#### Exercise instructions:
Would you copy the records below, exactly and only from their first line through the line containing "(0,0) rectangle (1055,1333);", without any pictures?

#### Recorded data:
-- BEGIN --
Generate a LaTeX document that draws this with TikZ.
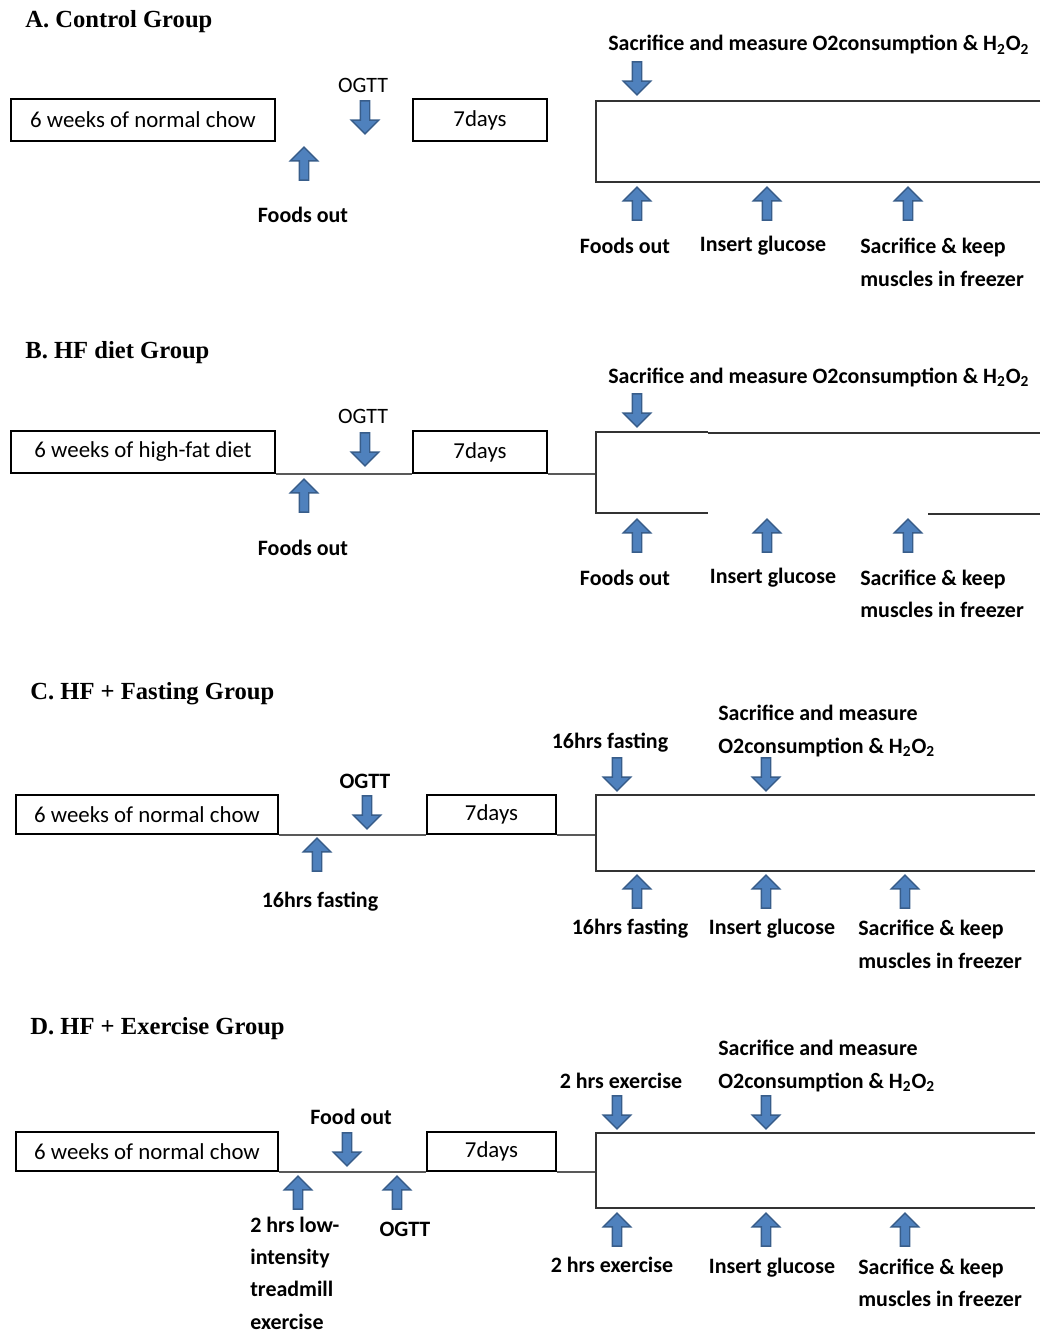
\documentclass[tikz,border=0pt]{standalone}
\usepackage{fontspec}
\setmainfont{Carlito}
\newfontfamily\headfont{Liberation Serif}
\usetikzlibrary{shapes,arrows,positioning,calc}

\definecolor{arrowblue}{RGB}{79,129,189}
\definecolor{arrowedge}{RGB}{56,93,138}

\begin{document}
\begin{tikzpicture}[
    x=0.02cm, y=-0.02cm,
    heading/.style={anchor=west, inner sep=0, font=\headfont\bfseries\fontsize{14}{16}\selectfont},
    period/.style={rectangle, draw, line width=1.6pt, inner sep=0, font=\fontsize{13}{15}\selectfont},
    lbl/.style={inner sep=0, font=\bfseries\fontsize{12.5}{15}\selectfont},
    stack/.style={lbl, anchor=west, align=left, font=\bfseries\fontsize{12.5}{18.4}\selectfont},
    plainlbl/.style={inner sep=0, font=\fontsize{12.5}{15}\selectfont},
    blockarrow/.style={single arrow, draw=arrowedge, fill=arrowblue, line width=0.8pt,
        minimum height=0.66cm, inner sep=0.08cm, single arrow head extend=0.18cm,
        single arrow tip angle=90},
    downarrow/.style={blockarrow, shape border rotate=270},
    uparrow/.style={blockarrow, shape border rotate=90},
    timeline/.style={draw=black!65, line width=1.2pt},
    frame/.style={draw=black!80, line width=1.1pt}
  ]
  \useasboundingbox (0,0) rectangle (1055,1333);

  % A. Control group
  \node[heading] (titleA) at (25,22) {A. Control Group};
  \node[period, minimum width=5.28cm, minimum height=0.84cm] (chowA) at (143,120) {6 weeks of normal chow};
  \node[period, minimum width=2.68cm, minimum height=0.84cm] (daysA) at (480,120) {7days};
  \node[downarrow] (ogttA) at (365,115) {};
  \node[plainlbl] (ogttAl) at (363,85) {OGTT};
  \node[uparrow] (foodA) at (304,166) {};
  \node[lbl] (foodAl) at (303,215) {Foods out};

  \draw[frame] (1040,101) -- (596,101) -- (596,182) -- (1040,182);
  \node[downarrow] (sacA) at (637,76) {};
  \node[lbl, anchor=west] (sacAl) at (608,45) {Sacrifice and measure O2consumption \& H\textsubscript{2}O\textsubscript{2}};
  \node[uparrow] (outA) at (637,206) {};
  \node[uparrow] (glucA) at (767,206) {};
  \node[uparrow] (keepA) at (908,206) {};
  \node[lbl] (outAl) at (625,246) {Foods out};
  \node[lbl] (glucAl) at (763,246) {Insert glucose};
  \node[stack] (keepAl) at (860,262.5) {Sacrifice \& keep\\muscles in freezer};

  % B. HF diet group
  \node[heading] (titleB) at (25,353) {B. HF diet Group};
  \node[period, minimum width=5.28cm, minimum height=0.84cm] (chowB) at (143,452) {6 weeks of high-fat diet};
  \node[period, minimum width=2.68cm, minimum height=0.84cm] (daysB) at (480,452) {7days};
  \coordinate (frameB) at (596,473);
  \draw[timeline] (chowB.south east) -- (daysB.south west);
  \draw[timeline] (daysB.south east) -- (daysB.south east -| frameB);
  \node[downarrow] (ogttB) at (365,447) {};
  \node[plainlbl] (ogttBl) at (363,416) {OGTT};
  \node[uparrow] (foodB) at (304,498) {};
  \node[lbl] (foodBl) at (303,548) {Foods out};

  \draw[frame] (708,432) -- (596,432) -- (596,513) -- (708,513);
  \draw[frame] (708,433) -- (1040,433);
  \draw[frame] (928,514) -- (1040,514);
  \node[downarrow] (sacB) at (637,408) {};
  \node[lbl, anchor=west] (sacBl) at (608,377) {Sacrifice and measure O2consumption \& H\textsubscript{2}O\textsubscript{2}};
  \node[uparrow] (outB) at (637,538) {};
  \node[uparrow] (glucB) at (767,538) {};
  \node[uparrow] (keepB) at (908,538) {};
  \node[lbl] (outBl) at (625,578) {Foods out};
  \node[lbl] (glucBl) at (773,578) {Insert glucose};
  \node[stack] (keepBl) at (860,594) {Sacrifice \& keep\\muscles in freezer};

  % C. HF + fasting group
  \node[heading] (titleC) at (30,694) {C. HF + Fasting Group};
  \node[period, minimum width=5.24cm, minimum height=0.78cm] (chowC) at (147,814.5) {6 weeks of normal chow};
  \node[period, minimum width=2.58cm, minimum height=0.78cm] (daysC) at (491.5,814.5) {7days};
  \coordinate (frameC) at (596,834);
  \draw[timeline] (chowC.south east) -- (daysC.south west);
  \draw[timeline] (daysC.south east) -- (daysC.south east -| frameC);
  \node[downarrow] (ogttC) at (367,810) {};
  \node[lbl] (ogttCl) at (365,781) {OGTT};
  \node[uparrow] (fastC) at (317,857) {};
  \node[lbl] (fastCl) at (320,902) {16hrs fasting};

  \draw[frame] (1035,795) -- (596,795) -- (596,871) -- (1035,871);
  \node[downarrow] (fastC2) at (617,772) {};
  \node[lbl] (fastC2l) at (610,743) {16hrs fasting};
  \node[downarrow] (sacC) at (766,772) {};
  \node[stack] (sacCl) at (718,731) {Sacrifice and measure\\O2consumption \& H\textsubscript{2}O\textsubscript{2}};
  \node[uparrow] (outC) at (637,894) {};
  \node[uparrow] (glucC) at (766,894) {};
  \node[uparrow] (keepC) at (905,894) {};
  \node[lbl] (outCl) at (630,929) {16hrs fasting};
  \node[lbl] (glucCl) at (772,929) {Insert glucose};
  \node[stack] (keepCl) at (858,944.5) {Sacrifice \& keep\\muscles in freezer};

  % D. HF + exercise group
  \node[heading] (titleD) at (30,1029) {D. HF + Exercise Group};
  \node[period, minimum width=5.24cm, minimum height=0.78cm] (chowD) at (147,1151.5) {6 weeks of normal chow};
  \node[period, minimum width=2.58cm, minimum height=0.78cm] (daysD) at (491.5,1151.5) {7days};
  \coordinate (frameD) at (596,1171);
  \draw[timeline] (chowD.south east) -- (daysD.south west);
  \draw[timeline] (daysD.south east) -- (daysD.south east -| frameD);
  \node[downarrow] (foodD) at (347,1147) {};
  \node[lbl] (foodDl) at (351,1117) {Food out};
  \node[uparrow] (runD) at (298,1195) {};
  \node[stack] (runDl) at (250,1273) {2 hrs low-\\intensity\\treadmill\\exercise};
  \node[uparrow] (ogttD) at (397,1195) {};
  \node[lbl] (ogttDl) at (405,1229) {OGTT};

  \draw[frame] (1035,1133) -- (596,1133) -- (596,1208) -- (1035,1208);
  \node[downarrow] (exD) at (617,1110) {};
  \node[lbl] (exDl) at (621,1081) {2 hrs exercise};
  \node[downarrow] (sacD) at (766,1110) {};
  \node[stack] (sacDl) at (718,1066) {Sacrifice and measure\\O2consumption \& H\textsubscript{2}O\textsubscript{2}};
  \node[uparrow] (outD) at (617,1232) {};
  \node[uparrow] (glucD) at (766,1232) {};
  \node[uparrow] (keepD) at (905,1232) {};
  \node[lbl] (outDl) at (612,1265) {2 hrs exercise};
  \node[lbl] (glucDl) at (772,1268) {Insert glucose};
  \node[stack] (keepDl) at (858,1283) {Sacrifice \& keep\\muscles in freezer};

\end{tikzpicture}
\end{document}
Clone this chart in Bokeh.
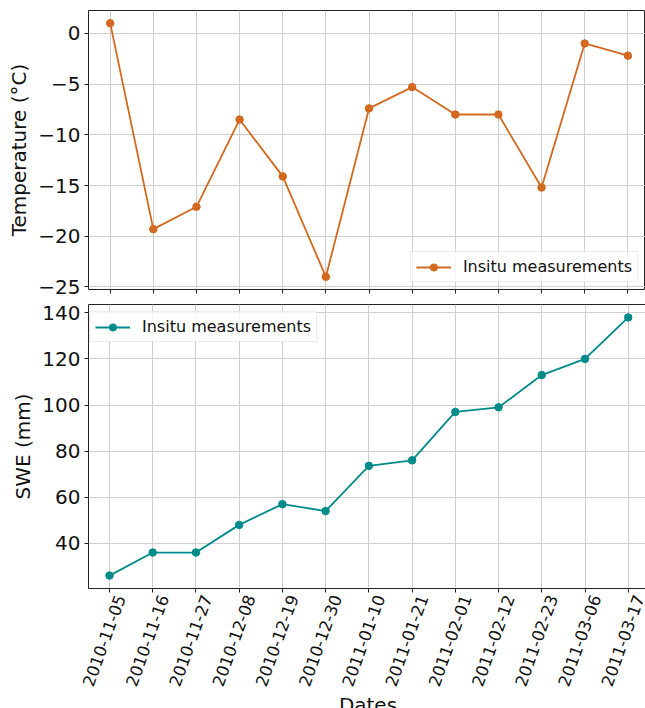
import math
import pandas as pd
from bokeh.plotting import figure
from bokeh.layouts import column
from bokeh.models import (FixedTicker, CustomJSTickFormatter, DatetimeAxis, Range1d)
from bokeh.embed import file_html
from bokeh.resources import INLINE

# Field campaign: in-situ air temperature and snow water equivalent
date_labels = ["2010-11-05", "2010-11-16", "2010-11-27", "2010-12-08", "2010-12-19",
               "2010-12-30", "2011-01-10", "2011-01-21", "2011-02-01", "2011-02-12",
               "2011-02-23", "2011-03-06", "2011-03-17"]
temperature = [1.0, -19.3, -17.1, -8.5, -14.1, -24.0, -7.4, -5.3, -8.0, -8.0, -15.2, -1.0, -2.2]
swe = [26, 36, 36, 48, 57, 54, 73.6, 76, 97, 99, 113, 120, 138]
temp_ticks = [-25, -20, -15, -10, -5, 0]
swe_ticks = [40, 60, 80, 100, 120, 140]

FONT = "DejaVu Sans"
ORANGE = "#d2691e"
TEAL = "#008b8b"
GRID = "#cfcfcf"
INK = "#111111"

dates = pd.to_datetime(date_labels)
date_ms = [d.timestamp() * 1000.0 for d in dates]
DAY = 86400000.0

# date labels are centred under their ticks: place them on a label-only axis
# whose ticks sit a little to the right of the real ones
LABEL_SHIFT = 2.8 * DAY
label_ticks = [t + LABEL_SHIFT for t in date_ms]


def x_range(pad_left, pad_right):
    return Range1d(start=date_ms[0] - pad_left * DAY, end=date_ms[-1] + pad_right * DAY)


def style(p, yticks, ylabel):
    p.outline_line_color = "#222222"
    p.outline_line_width = 1
    p.background_fill_color = "white"
    p.border_fill_color = "white"

    p.xaxis.ticker = FixedTicker(ticks=date_ms)
    p.xgrid.ticker = FixedTicker(ticks=date_ms)
    p.yaxis.ticker = FixedTicker(ticks=yticks)
    p.ygrid.ticker = FixedTicker(ticks=yticks)

    for g in (p.xgrid, p.ygrid):
        g.grid_line_color = GRID
        g.grid_line_width = 1

    for ax in (p.xaxis, p.yaxis):
        ax.axis_line_color = None
        ax.major_tick_out = 4
        ax.major_tick_in = 0
        ax.minor_tick_line_color = None
        ax.major_tick_line_color = "#222222"
        ax.major_label_text_font = FONT
        ax.major_label_text_color = INK
        ax.axis_label_text_font = FONT
        ax.axis_label_text_font_style = "normal"
        ax.axis_label_text_color = INK

    # x ticks carry no text of their own
    p.xaxis.major_label_text_color = None
    p.xaxis.major_label_text_font_size = "1px"
    p.xaxis.major_label_standoff = 0

    p.yaxis.major_label_text_font_size = "20px"
    p.yaxis.major_label_standoff = 4
    p.yaxis.axis_label = ylabel
    p.yaxis.axis_label_text_font_size = "20px"
    p.yaxis.axis_label_standoff = 4
    p.yaxis.formatter = CustomJSTickFormatter(
        code="return tick < 0 ? '\u2212' + Math.abs(tick) : String(tick);")


def style_legend(p, location):
    lg = p.legend[0]
    lg.location = location
    lg.margin = 7
    lg.padding = 5
    lg.spacing = 0
    lg.glyph_width = 35
    lg.glyph_height = 18
    lg.label_standoff = 12
    lg.label_text_font = FONT
    lg.label_text_font_size = "16px"
    lg.label_text_color = INK
    lg.border_line_color = "#d9d9d9"
    lg.border_line_width = 1
    lg.background_fill_alpha = 0.8


# Top panel: temperature
p1 = figure(x_axis_type="datetime", frame_width=557, frame_height=279,
            min_border_left=88, min_border_right=0, min_border_top=10, min_border_bottom=15,
            x_range=x_range(5.53, 4.5), y_range=Range1d(-25.25, 2.25),
            toolbar_location=None, output_backend="svg")
style(p1, temp_ticks, "Temperature (°C)")
p1.line(date_ms, temperature, line_color=ORANGE, line_width=1.8,
        legend_label="Insitu measurements")
p1.scatter(date_ms, temperature, size=7.5, fill_color=ORANGE, line_color=ORANGE,
           legend_label="Insitu measurements")
style_legend(p1, "bottom_right")

# Bottom panel: snow water equivalent
p2 = figure(x_axis_type="datetime", frame_width=559, frame_height=284,
            min_border_left=86, min_border_right=0, min_border_top=0, min_border_bottom=110,
            x_range=x_range(5.34, 4.9), y_range=Range1d(20.4, 143.6),
            toolbar_location=None, output_backend="svg")
style(p2, swe_ticks, "SWE (mm)")

date_axis = DatetimeAxis(
    ticker=FixedTicker(ticks=label_ticks),
    formatter=CustomJSTickFormatter(
        args=dict(shift=LABEL_SHIFT),
        code="return new Date(tick - shift).toISOString().slice(0, 10);"),
    axis_line_color=None, major_tick_line_color=None, minor_tick_line_color=None,
    major_tick_out=0, major_tick_in=0,
    major_label_orientation=math.radians(70), major_label_standoff=3,
    major_label_text_font=FONT, major_label_text_font_size="16.5px",
    major_label_text_color=INK,
    axis_label="Dates", axis_label_standoff=0, axis_label_text_font=FONT,
    axis_label_text_font_size="20px", axis_label_text_font_style="normal",
    axis_label_text_color=INK)
p2.add_layout(date_axis, "below")

p2.line(date_ms, swe, line_color=TEAL, line_width=1.8, legend_label="Insitu measurements")
p2.scatter(date_ms, swe, size=7.5, fill_color=TEAL, line_color=TEAL,
           legend_label="Insitu measurements")
style_legend(p2, "top_left")

layout = column(p1, p2, spacing=0)
open("out.html", "w").write(file_html(layout, INLINE))
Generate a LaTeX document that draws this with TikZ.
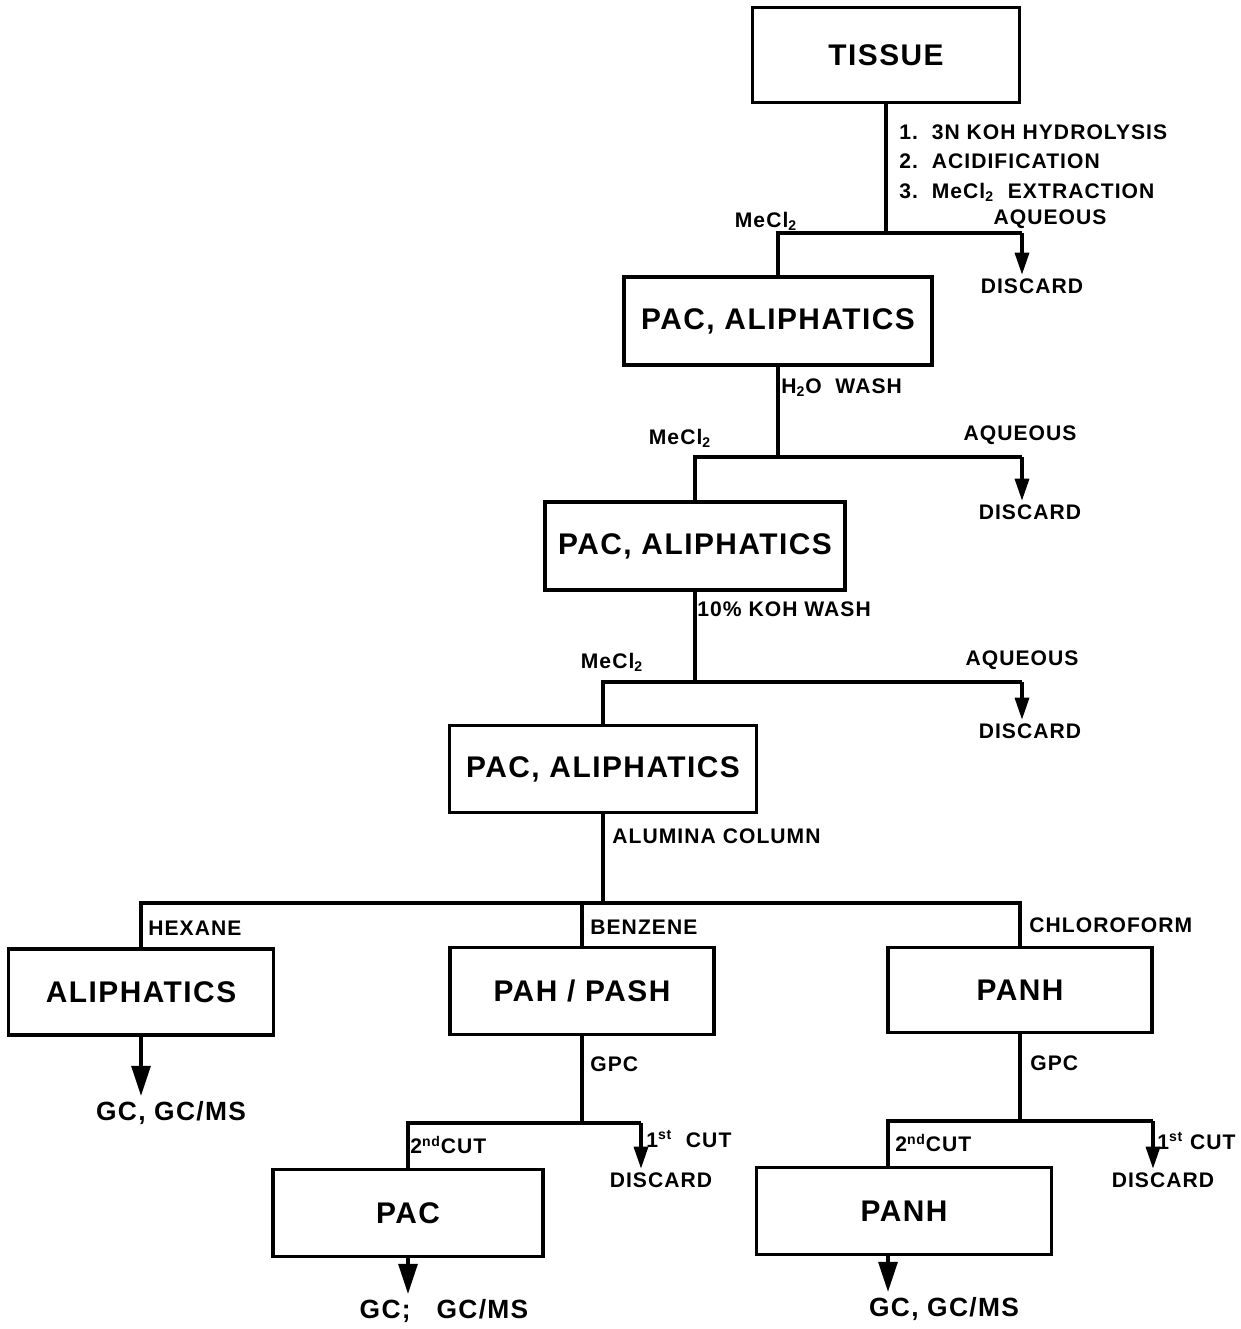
-- END --
#### Result of the task:
Generate a LaTeX document that draws this with TikZ.
\documentclass[tikz,border=0pt]{standalone}
\usepackage{fontspec}
\setmainfont{Carlito}
\newfontfamily\headfont{Liberation Serif}
\usetikzlibrary{shapes,arrows,positioning,calc}

\definecolor{arrowblue}{RGB}{79,129,189}
\definecolor{arrowedge}{RGB}{56,93,138}

\begin{document}
\begin{tikzpicture}[
    x=0.02cm, y=-0.02cm,
    heading/.style={anchor=west, inner sep=0, font=\headfont\bfseries\fontsize{14}{16}\selectfont},
    period/.style={rectangle, draw, line width=1.6pt, inner sep=0, font=\fontsize{13}{15}\selectfont},
    lbl/.style={inner sep=0, font=\bfseries\fontsize{12.5}{15}\selectfont},
    stack/.style={lbl, anchor=west, align=left, font=\bfseries\fontsize{12.5}{18.4}\selectfont},
    plainlbl/.style={inner sep=0, font=\fontsize{12.5}{15}\selectfont},
    blockarrow/.style={single arrow, draw=arrowedge, fill=arrowblue, line width=0.8pt,
        minimum height=0.66cm, inner sep=0.08cm, single arrow head extend=0.18cm,
        single arrow tip angle=90},
    downarrow/.style={blockarrow, shape border rotate=270},
    uparrow/.style={blockarrow, shape border rotate=90},
    timeline/.style={draw=black!65, line width=1.2pt},
    frame/.style={draw=black!80, line width=1.1pt}
  ]
  \useasboundingbox (0,0) rectangle (1055,1333);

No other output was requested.